■ Task instructions:
Pull every line with the word "that" out of the entries below.

Entries with chart source code:
╭──

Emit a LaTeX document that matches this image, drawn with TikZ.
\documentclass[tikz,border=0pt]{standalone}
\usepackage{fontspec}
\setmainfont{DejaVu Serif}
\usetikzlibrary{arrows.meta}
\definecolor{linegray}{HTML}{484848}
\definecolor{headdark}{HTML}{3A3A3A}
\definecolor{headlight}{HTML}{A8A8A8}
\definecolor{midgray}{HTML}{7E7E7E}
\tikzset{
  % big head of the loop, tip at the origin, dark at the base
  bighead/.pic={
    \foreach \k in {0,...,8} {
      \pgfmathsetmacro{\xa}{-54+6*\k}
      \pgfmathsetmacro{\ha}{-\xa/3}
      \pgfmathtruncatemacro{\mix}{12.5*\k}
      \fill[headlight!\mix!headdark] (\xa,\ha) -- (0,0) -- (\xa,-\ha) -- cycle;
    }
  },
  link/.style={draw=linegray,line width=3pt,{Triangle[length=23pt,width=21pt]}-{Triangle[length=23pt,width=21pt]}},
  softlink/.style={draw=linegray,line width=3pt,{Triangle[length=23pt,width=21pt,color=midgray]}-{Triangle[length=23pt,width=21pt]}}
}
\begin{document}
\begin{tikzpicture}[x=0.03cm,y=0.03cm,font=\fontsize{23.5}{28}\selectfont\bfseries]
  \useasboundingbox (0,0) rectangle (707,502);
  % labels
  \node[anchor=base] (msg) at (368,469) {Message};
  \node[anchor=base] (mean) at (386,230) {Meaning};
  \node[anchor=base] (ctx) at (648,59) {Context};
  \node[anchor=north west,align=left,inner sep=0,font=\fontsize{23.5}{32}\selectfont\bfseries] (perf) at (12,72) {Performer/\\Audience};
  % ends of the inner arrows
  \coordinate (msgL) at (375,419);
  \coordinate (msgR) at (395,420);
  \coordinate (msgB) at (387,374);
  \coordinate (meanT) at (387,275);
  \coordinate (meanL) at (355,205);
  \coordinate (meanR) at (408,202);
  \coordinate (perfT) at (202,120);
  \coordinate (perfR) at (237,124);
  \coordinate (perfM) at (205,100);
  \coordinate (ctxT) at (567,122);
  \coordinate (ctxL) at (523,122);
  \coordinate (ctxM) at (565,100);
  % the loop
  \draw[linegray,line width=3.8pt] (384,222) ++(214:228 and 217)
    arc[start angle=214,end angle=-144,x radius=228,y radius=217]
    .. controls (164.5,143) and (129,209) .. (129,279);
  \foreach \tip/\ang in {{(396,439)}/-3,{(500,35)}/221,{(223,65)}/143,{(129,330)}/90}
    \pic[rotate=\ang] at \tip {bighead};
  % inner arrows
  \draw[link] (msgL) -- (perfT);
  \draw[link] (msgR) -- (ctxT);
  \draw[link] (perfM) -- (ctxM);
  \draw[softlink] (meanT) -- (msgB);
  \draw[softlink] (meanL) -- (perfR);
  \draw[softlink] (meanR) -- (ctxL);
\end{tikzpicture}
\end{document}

╰──
╭──

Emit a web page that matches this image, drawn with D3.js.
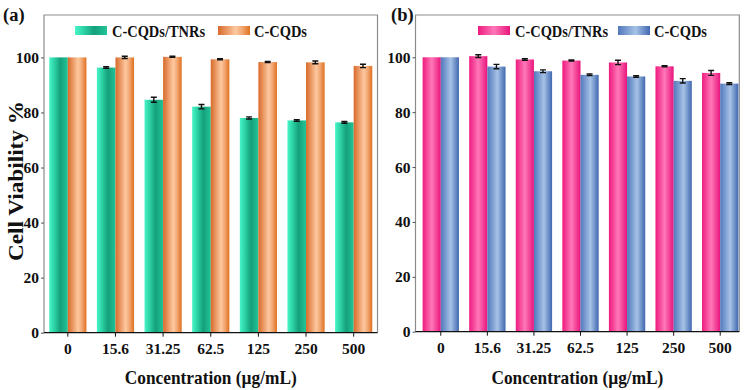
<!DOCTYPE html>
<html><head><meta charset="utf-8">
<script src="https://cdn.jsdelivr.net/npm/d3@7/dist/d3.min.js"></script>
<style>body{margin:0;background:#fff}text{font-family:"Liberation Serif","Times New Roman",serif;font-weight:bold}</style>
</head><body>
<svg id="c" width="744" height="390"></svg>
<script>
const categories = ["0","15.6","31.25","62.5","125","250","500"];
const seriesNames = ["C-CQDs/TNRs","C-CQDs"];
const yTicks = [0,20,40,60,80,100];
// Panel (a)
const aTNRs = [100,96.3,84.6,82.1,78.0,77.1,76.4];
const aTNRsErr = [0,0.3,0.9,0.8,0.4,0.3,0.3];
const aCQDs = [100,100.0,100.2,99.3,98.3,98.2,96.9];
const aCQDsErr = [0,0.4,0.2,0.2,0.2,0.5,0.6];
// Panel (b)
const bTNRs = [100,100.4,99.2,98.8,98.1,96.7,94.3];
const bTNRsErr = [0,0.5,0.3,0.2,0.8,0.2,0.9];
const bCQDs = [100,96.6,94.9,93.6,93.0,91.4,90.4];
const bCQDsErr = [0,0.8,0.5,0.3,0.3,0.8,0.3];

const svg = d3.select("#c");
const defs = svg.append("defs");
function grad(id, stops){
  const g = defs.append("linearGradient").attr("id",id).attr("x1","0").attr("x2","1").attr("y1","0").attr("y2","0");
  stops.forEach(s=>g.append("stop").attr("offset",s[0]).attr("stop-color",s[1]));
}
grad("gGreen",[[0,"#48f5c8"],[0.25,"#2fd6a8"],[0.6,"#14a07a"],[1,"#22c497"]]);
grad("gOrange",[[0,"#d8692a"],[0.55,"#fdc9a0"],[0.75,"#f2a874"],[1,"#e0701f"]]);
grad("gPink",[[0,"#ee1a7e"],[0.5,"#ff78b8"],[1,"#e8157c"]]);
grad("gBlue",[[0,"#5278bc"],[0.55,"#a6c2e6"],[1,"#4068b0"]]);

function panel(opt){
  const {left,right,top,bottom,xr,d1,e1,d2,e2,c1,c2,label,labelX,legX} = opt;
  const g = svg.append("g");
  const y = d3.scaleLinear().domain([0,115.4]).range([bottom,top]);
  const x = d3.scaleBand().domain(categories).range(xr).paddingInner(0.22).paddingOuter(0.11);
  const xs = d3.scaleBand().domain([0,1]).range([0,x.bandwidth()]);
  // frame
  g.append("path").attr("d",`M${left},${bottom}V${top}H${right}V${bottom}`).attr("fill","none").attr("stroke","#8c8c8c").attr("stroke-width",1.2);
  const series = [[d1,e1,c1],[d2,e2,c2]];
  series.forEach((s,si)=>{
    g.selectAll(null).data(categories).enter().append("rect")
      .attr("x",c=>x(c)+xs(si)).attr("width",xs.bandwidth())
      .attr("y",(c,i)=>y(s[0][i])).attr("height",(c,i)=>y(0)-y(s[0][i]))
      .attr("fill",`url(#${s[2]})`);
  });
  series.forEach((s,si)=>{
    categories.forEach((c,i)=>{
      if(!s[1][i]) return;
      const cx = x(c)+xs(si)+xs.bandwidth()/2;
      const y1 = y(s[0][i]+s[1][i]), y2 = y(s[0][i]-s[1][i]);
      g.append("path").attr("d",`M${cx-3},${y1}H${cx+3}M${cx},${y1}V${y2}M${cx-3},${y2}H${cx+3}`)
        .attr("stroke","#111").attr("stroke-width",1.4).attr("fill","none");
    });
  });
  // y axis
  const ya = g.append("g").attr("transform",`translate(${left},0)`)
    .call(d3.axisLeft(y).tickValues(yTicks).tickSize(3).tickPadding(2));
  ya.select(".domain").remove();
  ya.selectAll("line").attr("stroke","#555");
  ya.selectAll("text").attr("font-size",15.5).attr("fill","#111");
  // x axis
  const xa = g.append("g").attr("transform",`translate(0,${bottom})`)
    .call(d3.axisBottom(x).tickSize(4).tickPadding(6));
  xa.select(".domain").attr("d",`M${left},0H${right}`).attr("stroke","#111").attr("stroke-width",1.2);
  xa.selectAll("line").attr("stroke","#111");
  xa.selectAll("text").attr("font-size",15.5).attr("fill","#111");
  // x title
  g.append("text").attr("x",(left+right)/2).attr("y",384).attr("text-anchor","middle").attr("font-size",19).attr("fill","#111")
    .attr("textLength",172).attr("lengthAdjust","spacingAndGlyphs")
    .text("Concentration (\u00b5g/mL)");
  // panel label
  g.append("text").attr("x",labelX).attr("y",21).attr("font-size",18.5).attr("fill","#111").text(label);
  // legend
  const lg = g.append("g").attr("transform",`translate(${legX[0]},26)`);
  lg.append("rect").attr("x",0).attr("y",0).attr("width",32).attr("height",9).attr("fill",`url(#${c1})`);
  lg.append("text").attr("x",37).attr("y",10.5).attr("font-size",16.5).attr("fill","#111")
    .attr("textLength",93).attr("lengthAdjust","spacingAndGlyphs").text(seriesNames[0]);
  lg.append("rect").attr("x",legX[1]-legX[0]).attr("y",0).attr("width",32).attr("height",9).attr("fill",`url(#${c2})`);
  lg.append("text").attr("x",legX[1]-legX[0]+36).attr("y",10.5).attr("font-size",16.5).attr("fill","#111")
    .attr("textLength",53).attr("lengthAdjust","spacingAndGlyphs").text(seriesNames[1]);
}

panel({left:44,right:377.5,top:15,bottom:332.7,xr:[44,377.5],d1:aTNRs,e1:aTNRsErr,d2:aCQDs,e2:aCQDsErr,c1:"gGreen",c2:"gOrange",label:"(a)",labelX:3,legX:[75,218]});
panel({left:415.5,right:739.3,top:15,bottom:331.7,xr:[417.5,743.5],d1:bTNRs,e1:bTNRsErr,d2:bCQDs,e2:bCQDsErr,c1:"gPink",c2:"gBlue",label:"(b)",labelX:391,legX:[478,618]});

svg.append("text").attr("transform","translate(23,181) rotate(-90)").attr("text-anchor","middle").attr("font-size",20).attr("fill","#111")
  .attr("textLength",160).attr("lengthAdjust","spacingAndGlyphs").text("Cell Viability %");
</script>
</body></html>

╰──
╭──

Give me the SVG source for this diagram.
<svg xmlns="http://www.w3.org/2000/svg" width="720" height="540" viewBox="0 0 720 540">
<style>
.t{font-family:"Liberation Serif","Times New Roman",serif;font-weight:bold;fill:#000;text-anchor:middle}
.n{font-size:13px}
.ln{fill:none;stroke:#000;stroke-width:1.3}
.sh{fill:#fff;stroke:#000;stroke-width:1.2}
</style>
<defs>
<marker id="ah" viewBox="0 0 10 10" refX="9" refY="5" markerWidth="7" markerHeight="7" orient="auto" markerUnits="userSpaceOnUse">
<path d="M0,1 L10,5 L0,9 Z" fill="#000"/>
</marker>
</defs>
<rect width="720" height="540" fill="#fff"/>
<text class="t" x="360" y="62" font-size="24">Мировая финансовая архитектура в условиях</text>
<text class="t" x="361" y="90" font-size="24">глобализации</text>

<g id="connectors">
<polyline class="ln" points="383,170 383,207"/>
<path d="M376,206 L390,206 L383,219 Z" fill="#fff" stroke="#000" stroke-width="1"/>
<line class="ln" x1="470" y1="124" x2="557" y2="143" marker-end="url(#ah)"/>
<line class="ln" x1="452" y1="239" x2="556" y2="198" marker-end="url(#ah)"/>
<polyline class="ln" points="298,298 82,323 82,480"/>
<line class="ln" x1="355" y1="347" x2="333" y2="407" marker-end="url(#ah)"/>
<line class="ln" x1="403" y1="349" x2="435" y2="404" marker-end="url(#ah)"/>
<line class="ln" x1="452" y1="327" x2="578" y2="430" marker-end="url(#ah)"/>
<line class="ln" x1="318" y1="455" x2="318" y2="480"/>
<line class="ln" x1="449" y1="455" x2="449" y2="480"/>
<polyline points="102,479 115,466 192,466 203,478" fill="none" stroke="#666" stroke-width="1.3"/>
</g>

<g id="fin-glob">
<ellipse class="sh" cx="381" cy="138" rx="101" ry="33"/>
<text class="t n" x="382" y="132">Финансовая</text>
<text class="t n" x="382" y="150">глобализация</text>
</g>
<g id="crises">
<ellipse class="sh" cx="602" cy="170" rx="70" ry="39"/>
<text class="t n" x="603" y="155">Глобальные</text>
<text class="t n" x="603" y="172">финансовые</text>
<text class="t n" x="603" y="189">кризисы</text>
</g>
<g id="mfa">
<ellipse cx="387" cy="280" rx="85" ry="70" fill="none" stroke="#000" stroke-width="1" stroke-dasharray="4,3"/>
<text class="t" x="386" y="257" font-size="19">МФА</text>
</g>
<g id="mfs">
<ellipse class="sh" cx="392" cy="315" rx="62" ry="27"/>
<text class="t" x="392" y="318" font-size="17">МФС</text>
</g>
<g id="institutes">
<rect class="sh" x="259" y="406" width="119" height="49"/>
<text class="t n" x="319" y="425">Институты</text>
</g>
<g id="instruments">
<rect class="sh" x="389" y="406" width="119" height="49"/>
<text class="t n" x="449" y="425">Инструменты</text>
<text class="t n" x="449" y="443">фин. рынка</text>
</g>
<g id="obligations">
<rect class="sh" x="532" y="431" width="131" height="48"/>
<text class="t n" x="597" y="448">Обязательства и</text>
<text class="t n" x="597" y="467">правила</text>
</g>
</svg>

╰──

■ Finished task:
Emit a LaTeX document that matches this image, drawn with TikZ.
Emit a web page that matches this image, drawn with D3.js.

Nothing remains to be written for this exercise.